Specific fuel consumption, or SFC, is a measure of how much fuel an aircraft engine burns to produce a given amount of thrust over time. It matters because fuel is one of the largest costs in aviation and a major source of aircraft emissions. A lower SFC means an engine can produce the same thrust while using less fuel.
Engineers use SFC to compare engine efficiency across designs, flight conditions, and generations of technology.
For jet engines, SFC is usually defined as fuel mass flow rate divided by thrust, often reported in units such as lb/(lbf h) or kg/(N s). High-bypass turbofan engines lowered SFC by moving a large mass of air around the engine core with the fan, producing efficient thrust at lower exhaust speed.
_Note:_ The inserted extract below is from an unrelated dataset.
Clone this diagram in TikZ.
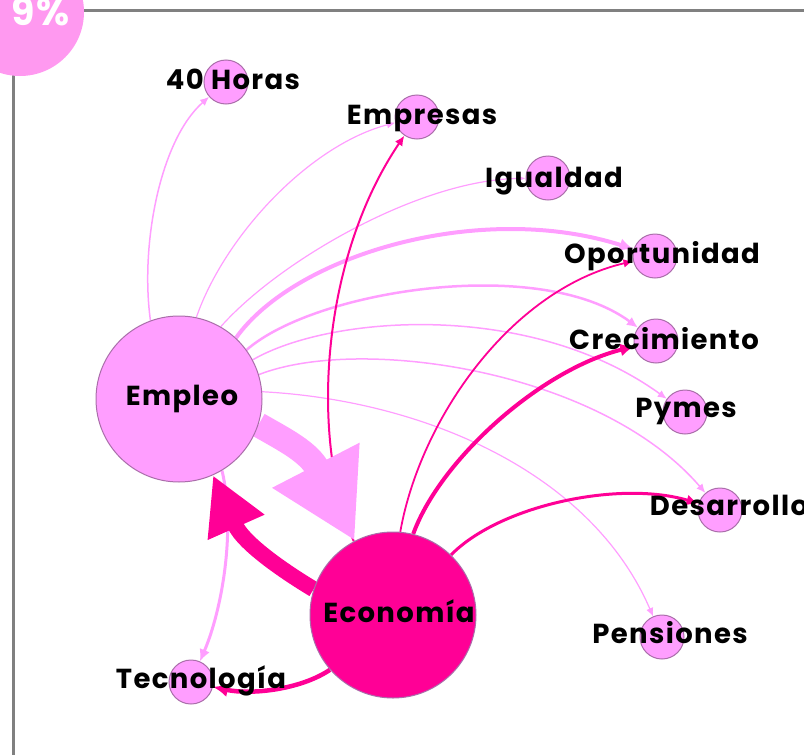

The core still compresses air, burns fuel, and drives the turbine, but much of the thrust comes from bypass flow.
SFC changes with altitude, speed, throttle setting, temperature, and engine design, so comparisons must use the same conditions.
Key Facts
- Thrust specific fuel consumption: TSFC = fuel mass flow rate / thrust
- In common aviation units: TSFC = lb of fuel / (lbf of thrust x hour)
- Fuel burn rate can be found from thrust and TSFC: fuel flow = TSFC x thrust
- Lower TSFC means better fuel efficiency for producing thrust under the same conditions.
- High-bypass turbofans reduce TSFC by accelerating a larger mass of air by a smaller speed change.
- Jet propulsion thrust can be modeled as F = mass flow rate x change in velocity, or F = mdot x Δv.
Vocabulary
- Specific fuel consumption
- A measure of fuel used per unit of useful output, such as thrust or power, over a specified time.
- Thrust specific fuel consumption
- The fuel mass flow rate divided by the thrust produced by a jet engine.
- Bypass ratio
- The ratio of air flowing around the engine core to air flowing through the core.
- Turbofan
- A jet engine that uses a large fan to produce thrust from both bypass air and hot core exhaust.
- Fuel mass flow rate
- The mass of fuel burned by an engine each second or each hour.
Common Mistakes to Avoid
- Treating SFC as a fixed number for an engine is wrong because SFC changes with altitude, airspeed, temperature, throttle setting, and installation effects.
- Comparing SFC values with different units is wrong because lb/(lbf h), kg/(N s), and kg/(kN h) are not directly interchangeable without conversion.
- Assuming more thrust always means better efficiency is wrong because efficiency depends on fuel burned per unit thrust, not thrust alone.
- Ignoring bypass flow is wrong because modern turbofans get much of their efficient thrust from the fan air that does not pass through combustion.
Practice Questions
- 1 A turbofan produces 20,000 lbf of thrust with a TSFC of 0.55 lb/(lbf h). How many pounds of fuel does it burn in 1 hour?
- 2 Two engines each produce 100 kN of thrust. Engine A burns 1.6 kg/s of fuel and Engine B burns 1.3 kg/s. Calculate the TSFC for each in kg/(N s), and state which is more efficient.
- 3 Explain why a high-bypass turbofan can have lower specific fuel consumption than a turbojet even if both engines produce the same total thrust.